╔══

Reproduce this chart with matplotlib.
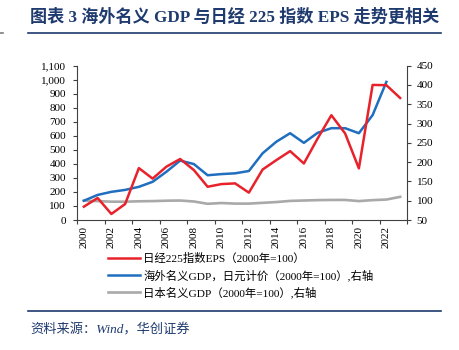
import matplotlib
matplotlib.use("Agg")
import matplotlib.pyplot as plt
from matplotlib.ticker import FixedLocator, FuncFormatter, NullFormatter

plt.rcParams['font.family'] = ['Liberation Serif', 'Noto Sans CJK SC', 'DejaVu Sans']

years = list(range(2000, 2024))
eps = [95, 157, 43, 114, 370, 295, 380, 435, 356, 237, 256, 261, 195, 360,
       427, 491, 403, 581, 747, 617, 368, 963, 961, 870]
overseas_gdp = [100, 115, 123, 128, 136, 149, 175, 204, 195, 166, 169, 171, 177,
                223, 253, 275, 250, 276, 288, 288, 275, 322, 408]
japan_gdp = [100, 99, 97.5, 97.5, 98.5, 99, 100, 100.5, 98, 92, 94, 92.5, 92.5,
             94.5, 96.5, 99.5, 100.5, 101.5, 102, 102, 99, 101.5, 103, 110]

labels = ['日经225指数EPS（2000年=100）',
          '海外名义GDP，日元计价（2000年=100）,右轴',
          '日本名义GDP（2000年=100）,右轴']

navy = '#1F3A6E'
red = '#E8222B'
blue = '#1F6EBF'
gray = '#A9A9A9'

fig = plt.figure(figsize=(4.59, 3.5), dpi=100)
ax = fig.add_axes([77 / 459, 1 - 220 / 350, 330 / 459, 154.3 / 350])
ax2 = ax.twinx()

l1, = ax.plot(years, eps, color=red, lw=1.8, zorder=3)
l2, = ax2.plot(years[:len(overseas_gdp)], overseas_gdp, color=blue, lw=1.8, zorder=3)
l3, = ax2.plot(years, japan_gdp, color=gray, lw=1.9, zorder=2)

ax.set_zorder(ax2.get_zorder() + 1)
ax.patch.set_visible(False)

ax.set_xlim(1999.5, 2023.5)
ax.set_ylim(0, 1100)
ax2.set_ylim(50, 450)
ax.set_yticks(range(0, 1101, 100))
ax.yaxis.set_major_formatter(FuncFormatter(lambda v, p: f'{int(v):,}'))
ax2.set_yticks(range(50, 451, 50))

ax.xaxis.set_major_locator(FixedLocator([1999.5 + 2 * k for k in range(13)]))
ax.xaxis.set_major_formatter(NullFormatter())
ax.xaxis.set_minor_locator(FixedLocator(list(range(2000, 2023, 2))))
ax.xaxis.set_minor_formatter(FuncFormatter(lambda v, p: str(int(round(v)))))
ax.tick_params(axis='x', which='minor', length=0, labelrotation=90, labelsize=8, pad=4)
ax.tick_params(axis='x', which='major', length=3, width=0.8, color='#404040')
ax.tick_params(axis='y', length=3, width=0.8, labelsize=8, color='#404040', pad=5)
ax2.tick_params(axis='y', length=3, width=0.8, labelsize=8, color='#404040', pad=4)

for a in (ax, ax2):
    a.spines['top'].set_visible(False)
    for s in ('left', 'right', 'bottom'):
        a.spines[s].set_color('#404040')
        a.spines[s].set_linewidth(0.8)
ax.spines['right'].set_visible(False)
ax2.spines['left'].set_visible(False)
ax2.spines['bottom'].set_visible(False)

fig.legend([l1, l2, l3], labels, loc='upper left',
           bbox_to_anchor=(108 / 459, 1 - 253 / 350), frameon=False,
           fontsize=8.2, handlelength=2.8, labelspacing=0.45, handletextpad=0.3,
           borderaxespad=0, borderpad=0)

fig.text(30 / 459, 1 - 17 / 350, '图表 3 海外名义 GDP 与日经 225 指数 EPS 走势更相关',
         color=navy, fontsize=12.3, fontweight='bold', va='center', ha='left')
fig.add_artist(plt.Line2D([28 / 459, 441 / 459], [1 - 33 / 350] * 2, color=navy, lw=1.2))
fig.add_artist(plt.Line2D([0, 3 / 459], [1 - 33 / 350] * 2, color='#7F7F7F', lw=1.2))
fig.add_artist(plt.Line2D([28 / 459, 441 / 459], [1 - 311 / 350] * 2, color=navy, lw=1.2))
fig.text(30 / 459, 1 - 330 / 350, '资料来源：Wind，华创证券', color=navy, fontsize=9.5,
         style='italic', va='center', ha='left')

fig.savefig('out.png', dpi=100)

╚══

Leave out the pictures and repeat exactly the lines from the start of the material through the line that contains "ax2 = ax.twinx()", both included.

Reproduce this chart with matplotlib.
import matplotlib
matplotlib.use("Agg")
import matplotlib.pyplot as plt
from matplotlib.ticker import FixedLocator, FuncFormatter, NullFormatter

plt.rcParams['font.family'] = ['Liberation Serif', 'Noto Sans CJK SC', 'DejaVu Sans']

years = list(range(2000, 2024))
eps = [95, 157, 43, 114, 370, 295, 380, 435, 356, 237, 256, 261, 195, 360,
       427, 491, 403, 581, 747, 617, 368, 963, 961, 870]
overseas_gdp = [100, 115, 123, 128, 136, 149, 175, 204, 195, 166, 169, 171, 177,
                223, 253, 275, 250, 276, 288, 288, 275, 322, 408]
japan_gdp = [100, 99, 97.5, 97.5, 98.5, 99, 100, 100.5, 98, 92, 94, 92.5, 92.5,
             94.5, 96.5, 99.5, 100.5, 101.5, 102, 102, 99, 101.5, 103, 110]

labels = ['日经225指数EPS（2000年=100）',
          '海外名义GDP，日元计价（2000年=100）,右轴',
          '日本名义GDP（2000年=100）,右轴']

navy = '#1F3A6E'
red = '#E8222B'
blue = '#1F6EBF'
gray = '#A9A9A9'

fig = plt.figure(figsize=(4.59, 3.5), dpi=100)
ax = fig.add_axes([77 / 459, 1 - 220 / 350, 330 / 459, 154.3 / 350])
ax2 = ax.twinx()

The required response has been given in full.